Copy out every line exactly, passing over the pictures.

━━━━━━━━

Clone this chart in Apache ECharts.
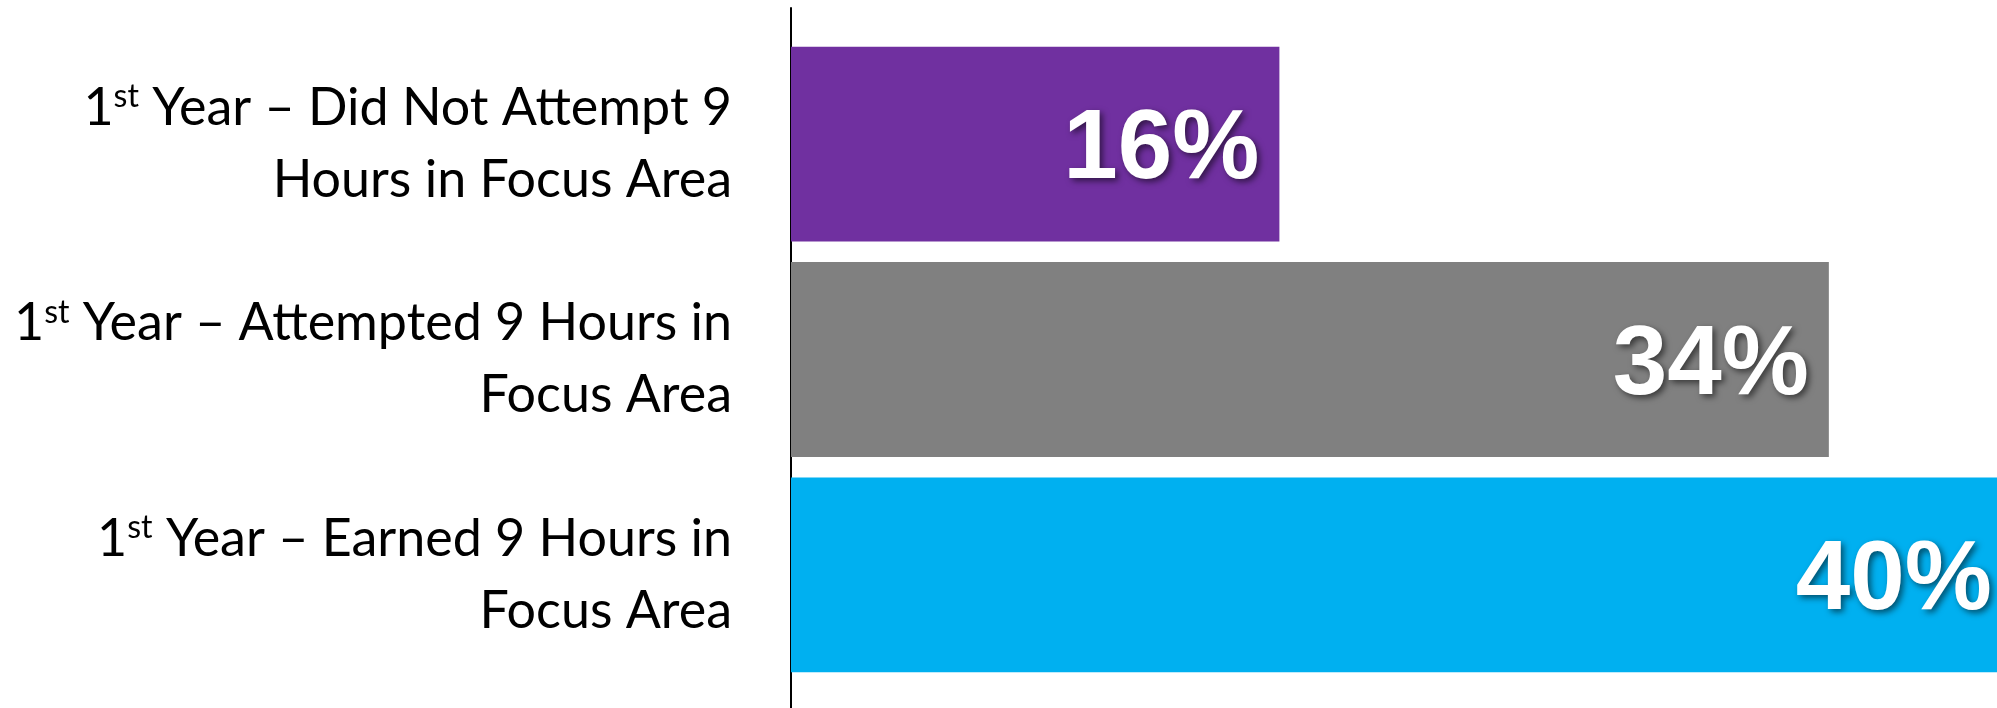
<!DOCTYPE html>
<html>
<head>
<meta charset="utf-8">
<script src="https://cdn.jsdelivr.net/npm/echarts@6/dist/echarts.min.js"></script>
<style>
html,body{margin:0;padding:0;background:#fff;}
#chart{width:1997px;height:708px;}
</style>
</head>
<body>
<div id="chart"></div>
<script>
// Category labels (the leading "1st" is drawn with a superscript "st")
const categoryLine1 = [
  'Year \u2013 Did Not Attempt 9',
  'Year \u2013 Attempted 9 Hours in',
  'Year \u2013 Earned 9 Hours in'
];
const categoryLine2 = [
  'Hours in Focus Area',
  'Focus Area',
  'Focus Area'
];
const values = [16, 34, 40];
const barColors = ['#7030A0', '#808080', '#00B0F0'];

const categories = categoryLine1.map((l1, i) => '1st ' + l1 + '\n' + categoryLine2[i]);

const chart = echarts.init(document.getElementById('chart'), null, {renderer: 'canvas'});
chart.setOption({
  animation: false,
  backgroundColor: '#ffffff',
  grid: [
    {left: 791, width: 1221, top: 36.5, bottom: 25.5, containLabel: false, outerBoundsMode: 'none'},
    {left: 791, right: 0, top: 8, bottom: 0, containLabel: false, outerBoundsMode: 'none'}
  ],
  xAxis: [
    {type: 'value', gridIndex: 0, min: 0, max: 40, show: false},
    {type: 'value', gridIndex: 1, min: 0, max: 1, show: false}
  ],
  yAxis: [
    {
      type: 'category', gridIndex: 0, inverse: true, data: categories,
      axisLine: {show: false}, axisTick: {show: false}, splitLine: {show: false},
      axisLabel: {
        margin: 59,
        align: 'right',
        color: '#000',
        fontFamily: 'Lato',
        fontSize: 52,
        lineHeight: 72,
        formatter: function (v) {
          const parts = v.split('\n');
          const first = parts[0].replace(/^1st /, '');
          return '{n|1}{sup|st}{n| ' + first + '}\n{n|' + parts[1] + '}';
        },
        rich: {
          n: {fontFamily: 'Lato', fontSize: 52, lineHeight: 72, color: '#000'},
          sup: {fontFamily: 'Lato', fontSize: 32, lineHeight: 72, color: '#000', verticalAlign: 'top', padding: [9, 0, 0, 0]}
        }
      }
    },
    {
      type: 'value', gridIndex: 1, min: 0, max: 1,
      axisLine: {show: true, lineStyle: {color: '#000', width: 2}},
      axisTick: {show: false}, axisLabel: {show: false}, splitLine: {show: false}
    }
  ],
  series: [{
    type: 'bar',
    xAxisIndex: 0, yAxisIndex: 0,
    barCategoryGap: '9.5%',
    clip: false,
    data: values.map((v, i) => ({value: v, itemStyle: {color: barColors[i]}})),
    label: {
      show: true,
      position: 'insideRight',
      distance: 20,
      offset: [0, 7],
      formatter: '{c}%',
      color: '#fff',
      fontFamily: 'Liberation Sans',
      fontWeight: 'bold',
      fontSize: 98,
      textShadowColor: 'rgba(0,0,0,0.55)',
      textShadowBlur: 6,
      textShadowOffsetX: 3,
      textShadowOffsetY: 3
    }
  }]
});
</script>
</body>
</html>
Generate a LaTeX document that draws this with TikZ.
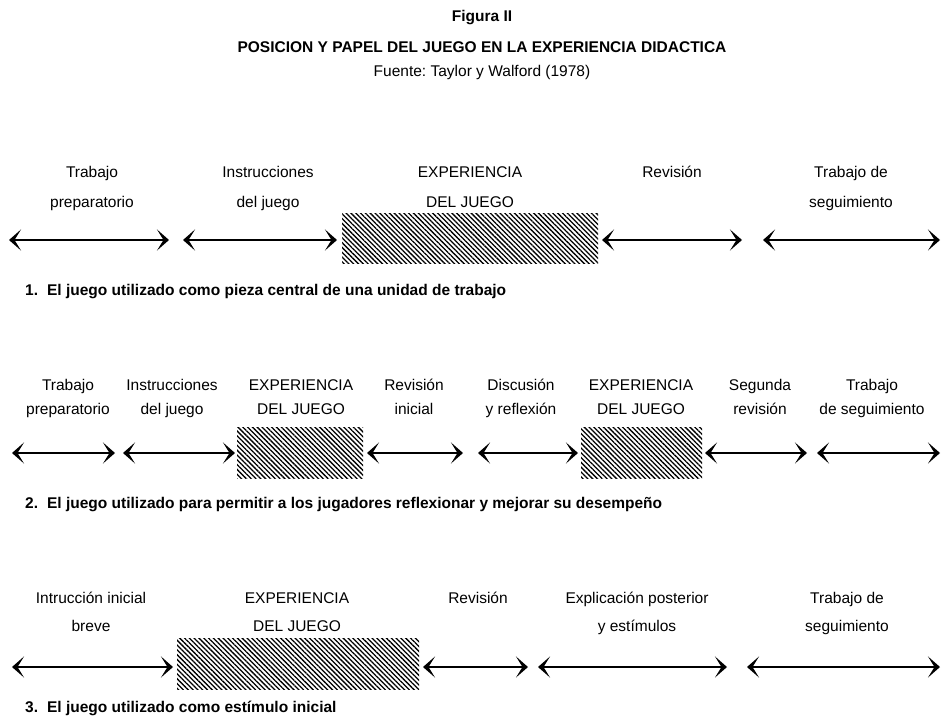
\documentclass[tikz,border=0pt]{standalone}
\usepackage{fontspec}
\setmainfont{Liberation Sans}
\usetikzlibrary{arrows.meta,patterns.meta}
\frenchspacing
\tikzset{font=\fontsize{15.5}{18}\selectfont}
\tikzset{span/.style={line width=2.6pt,
    {Stealth[length=12pt,width=21pt,inset=6.5pt]}-{Stealth[length=12pt,width=21pt,inset=6.5pt]}}}
\tikzset{juego/.style={pattern={Lines[angle=-45,distance=3.4pt,line width=1.3pt]}}}
\tikzset{etapa/.style={align=center, inner sep=0pt, anchor=north,
    font=\fontsize{15.5}{#1}\selectfont}, etapa/.default=29}
\tikzset{pie/.style={anchor=west, inner sep=0pt,
    font=\fontsize{15.5}{18}\selectfont\bfseries}}

\begin{document}
\begin{tikzpicture}[x=1pt,y=-1pt]
  \useasboundingbox (0,0) rectangle (942,718);
  \node (fig) at (482,18) {\bfseries Figura II};
  \node (tit) at (482,47) {\bfseries POSICION Y PAPEL DEL JUEGO EN LA EXPERIENCIA DIDACTICA};
  \node (fue) at (482,72) {Fuente: Taylor y Walford (1978)};

  \node[etapa=30] (prep1) at (92,166) {Trabajo\\preparatorio};
  \node[etapa=30] (inst1) at (268,166) {Instrucciones\\del juego};
  \node[etapa=30] (exp1) at (470,166) {EXPERIENCIA\\DEL JUEGO};
  \node[etapa=30] (rev1) at (672,166) {Revisión};
  \node[etapa=30] (seg1) at (851,166) {Trabajo de\\seguimiento};
  \path[juego] (342,213) rectangle (598,263);
  \foreach \n/\xa/\xb in {a/9/169, b/183/337, c/602/742, d/763/940}{
    \coordinate (u\n-l) at (\xa,240);
    \coordinate (u\n-r) at (\xb,240);
    \draw[span] (u\n-l) -- (u\n-r);
  }
  \node[pie] (pie1) at (25,292) {1.\hspace{9pt}El juego utilizado como pieza central de una unidad de trabajo};

  \node[etapa=24] (prep2) at (68,379) {Trabajo\\preparatorio};
  \node[etapa=24] (inst2) at (172,379) {Instrucciones\\del juego};
  \node[etapa=24] (exp2a) at (301,379) {EXPERIENCIA\\DEL JUEGO};
  \node[etapa=24] (rev2a) at (414,379) {Revisión\\inicial};
  \node[etapa=24] (disc2) at (521,379) {Discusión\\y reflexión};
  \node[etapa=24] (exp2b) at (641,379) {EXPERIENCIA\\DEL JUEGO};
  \node[etapa=24] (rev2b) at (760,379) {Segunda\\revisión};
  \node[etapa=24] (seg2) at (872,379) {Trabajo\\de seguimiento};
  \path[juego] (237,427) rectangle (363,478);
  \path[juego] (581,427) rectangle (702,478);
  \foreach \n/\xa/\xb in {a/12/115, b/123/235, c/367/463, d/478/578, e/705/807, f/817/940}{
    \coordinate (v\n-l) at (\xa,453);
    \coordinate (v\n-r) at (\xb,453);
    \draw[span] (v\n-l) -- (v\n-r);
  }
  \node[pie] (pie2) at (25,505) {2.\hspace{9pt}El juego utilizado para permitir a los jugadores reflexionar y mejorar su desempeño};

  \node[etapa=28] (intr3) at (91,592) {Intrucción inicial\\breve};
  \node[etapa=28] (exp3) at (297,592) {EXPERIENCIA\\DEL JUEGO};
  \node[etapa=28] (rev3) at (478,592) {Revisión};
  \node[etapa=28] (expl3) at (637,592) {Explicación posterior\\y estímulos};
  \node[etapa=28] (seg3) at (847,592) {Trabajo de\\seguimiento};
  \path[juego] (177,638) rectangle (419,689);
  \foreach \n/\xa/\xb in {a/12/173, b/423/528, c/538/727, d/747/940}{
    \coordinate (w\n-l) at (\xa,667);
    \coordinate (w\n-r) at (\xb,667);
    \draw[span] (w\n-l) -- (w\n-r);
  }
  \node[pie] (pie3) at (25,708) {3.\hspace{9pt}El juego utilizado como estímulo inicial};
\end{tikzpicture}
\end{document}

━━━━━━━━

- _Task result_:
Clone this chart in Apache ECharts.
<!DOCTYPE html>
<html>
<head>
<meta charset="utf-8">
<script src="https://cdn.jsdelivr.net/npm/echarts@6/dist/echarts.min.js"></script>
<style>
html,body{margin:0;padding:0;background:#fff;}
#chart{width:1997px;height:708px;}
</style>
</head>
<body>
<div id="chart"></div>
<script>
// Category labels (the leading "1st" is drawn with a superscript "st")
const categoryLine1 = [
  'Year \u2013 Did Not Attempt 9',
  'Year \u2013 Attempted 9 Hours in',
  'Year \u2013 Earned 9 Hours in'
];
const categoryLine2 = [
  'Hours in Focus Area',
  'Focus Area',
  'Focus Area'
];
const values = [16, 34, 40];
const barColors = ['#7030A0', '#808080', '#00B0F0'];

const categories = categoryLine1.map((l1, i) => '1st ' + l1 + '\n' + categoryLine2[i]);

const chart = echarts.init(document.getElementById('chart'), null, {renderer: 'canvas'});
chart.setOption({
  animation: false,
  backgroundColor: '#ffffff',
  grid: [
    {left: 791, width: 1221, top: 36.5, bottom: 25.5, containLabel: false, outerBoundsMode: 'none'},
    {left: 791, right: 0, top: 8, bottom: 0, containLabel: false, outerBoundsMode: 'none'}
  ],
  xAxis: [
    {type: 'value', gridIndex: 0, min: 0, max: 40, show: false},
    {type: 'value', gridIndex: 1, min: 0, max: 1, show: false}
  ],
  yAxis: [
    {
      type: 'category', gridIndex: 0, inverse: true, data: categories,
      axisLine: {show: false}, axisTick: {show: false}, splitLine: {show: false},
      axisLabel: {
        margin: 59,
        align: 'right',
        color: '#000',
        fontFamily: 'Lato',
        fontSize: 52,
        lineHeight: 72,
        formatter: function (v) {
          const parts = v.split('\n');
          const first = parts[0].replace(/^1st /, '');
          return '{n|1}{sup|st}{n| ' + first + '}\n{n|' + parts[1] + '}';
        },
        rich: {
          n: {fontFamily: 'Lato', fontSize: 52, lineHeight: 72, color: '#000'},
          sup: {fontFamily: 'Lato', fontSize: 32, lineHeight: 72, color: '#000', verticalAlign: 'top', padding: [9, 0, 0, 0]}
        }
      }
    },
    {
      type: 'value', gridIndex: 1, min: 0, max: 1,
      axisLine: {show: true, lineStyle: {color: '#000', width: 2}},
      axisTick: {show: false}, axisLabel: {show: false}, splitLine: {show: false}
    }
  ],
  series: [{
    type: 'bar',
    xAxisIndex: 0, yAxisIndex: 0,
    barCategoryGap: '9.5%',
    clip: false,
    data: values.map((v, i) => ({value: v, itemStyle: {color: barColors[i]}})),
    label: {
      show: true,
      position: 'insideRight',
      distance: 20,
      offset: [0, 7],
      formatter: '{c}%',
      color: '#fff',
      fontFamily: 'Liberation Sans',
      fontWeight: 'bold',
      fontSize: 98,
      textShadowColor: 'rgba(0,0,0,0.55)',
      textShadowBlur: 6,
      textShadowOffsetX: 3,
      textShadowOffsetY: 3
    }
  }]
});
</script>
</body>
</html>
Generate a LaTeX document that draws this with TikZ.
\documentclass[tikz,border=0pt]{standalone}
\usepackage{fontspec}
\setmainfont{Liberation Sans}
\usetikzlibrary{arrows.meta,patterns.meta}
\frenchspacing
\tikzset{font=\fontsize{15.5}{18}\selectfont}
\tikzset{span/.style={line width=2.6pt,
    {Stealth[length=12pt,width=21pt,inset=6.5pt]}-{Stealth[length=12pt,width=21pt,inset=6.5pt]}}}
\tikzset{juego/.style={pattern={Lines[angle=-45,distance=3.4pt,line width=1.3pt]}}}
\tikzset{etapa/.style={align=center, inner sep=0pt, anchor=north,
    font=\fontsize{15.5}{#1}\selectfont}, etapa/.default=29}
\tikzset{pie/.style={anchor=west, inner sep=0pt,
    font=\fontsize{15.5}{18}\selectfont\bfseries}}

\begin{document}
\begin{tikzpicture}[x=1pt,y=-1pt]
  \useasboundingbox (0,0) rectangle (942,718);
  \node (fig) at (482,18) {\bfseries Figura II};
  \node (tit) at (482,47) {\bfseries POSICION Y PAPEL DEL JUEGO EN LA EXPERIENCIA DIDACTICA};
  \node (fue) at (482,72) {Fuente: Taylor y Walford (1978)};

  \node[etapa=30] (prep1) at (92,166) {Trabajo\\preparatorio};
  \node[etapa=30] (inst1) at (268,166) {Instrucciones\\del juego};
  \node[etapa=30] (exp1) at (470,166) {EXPERIENCIA\\DEL JUEGO};
  \node[etapa=30] (rev1) at (672,166) {Revisión};
  \node[etapa=30] (seg1) at (851,166) {Trabajo de\\seguimiento};
  \path[juego] (342,213) rectangle (598,263);
  \foreach \n/\xa/\xb in {a/9/169, b/183/337, c/602/742, d/763/940}{
    \coordinate (u\n-l) at (\xa,240);
    \coordinate (u\n-r) at (\xb,240);
    \draw[span] (u\n-l) -- (u\n-r);
  }
  \node[pie] (pie1) at (25,292) {1.\hspace{9pt}El juego utilizado como pieza central de una unidad de trabajo};

  \node[etapa=24] (prep2) at (68,379) {Trabajo\\preparatorio};
  \node[etapa=24] (inst2) at (172,379) {Instrucciones\\del juego};
  \node[etapa=24] (exp2a) at (301,379) {EXPERIENCIA\\DEL JUEGO};
  \node[etapa=24] (rev2a) at (414,379) {Revisión\\inicial};
  \node[etapa=24] (disc2) at (521,379) {Discusión\\y reflexión};
  \node[etapa=24] (exp2b) at (641,379) {EXPERIENCIA\\DEL JUEGO};
  \node[etapa=24] (rev2b) at (760,379) {Segunda\\revisión};
  \node[etapa=24] (seg2) at (872,379) {Trabajo\\de seguimiento};
  \path[juego] (237,427) rectangle (363,478);
  \path[juego] (581,427) rectangle (702,478);
  \foreach \n/\xa/\xb in {a/12/115, b/123/235, c/367/463, d/478/578, e/705/807, f/817/940}{
    \coordinate (v\n-l) at (\xa,453);
    \coordinate (v\n-r) at (\xb,453);
    \draw[span] (v\n-l) -- (v\n-r);
  }
  \node[pie] (pie2) at (25,505) {2.\hspace{9pt}El juego utilizado para permitir a los jugadores reflexionar y mejorar su desempeño};

  \node[etapa=28] (intr3) at (91,592) {Intrucción inicial\\breve};
  \node[etapa=28] (exp3) at (297,592) {EXPERIENCIA\\DEL JUEGO};
  \node[etapa=28] (rev3) at (478,592) {Revisión};
  \node[etapa=28] (expl3) at (637,592) {Explicación posterior\\y estímulos};
  \node[etapa=28] (seg3) at (847,592) {Trabajo de\\seguimiento};
  \path[juego] (177,638) rectangle (419,689);
  \foreach \n/\xa/\xb in {a/12/173, b/423/528, c/538/727, d/747/940}{
    \coordinate (w\n-l) at (\xa,667);
    \coordinate (w\n-r) at (\xb,667);
    \draw[span] (w\n-l) -- (w\n-r);
  }
  \node[pie] (pie3) at (25,708) {3.\hspace{9pt}El juego utilizado como estímulo inicial};
\end{tikzpicture}
\end{document}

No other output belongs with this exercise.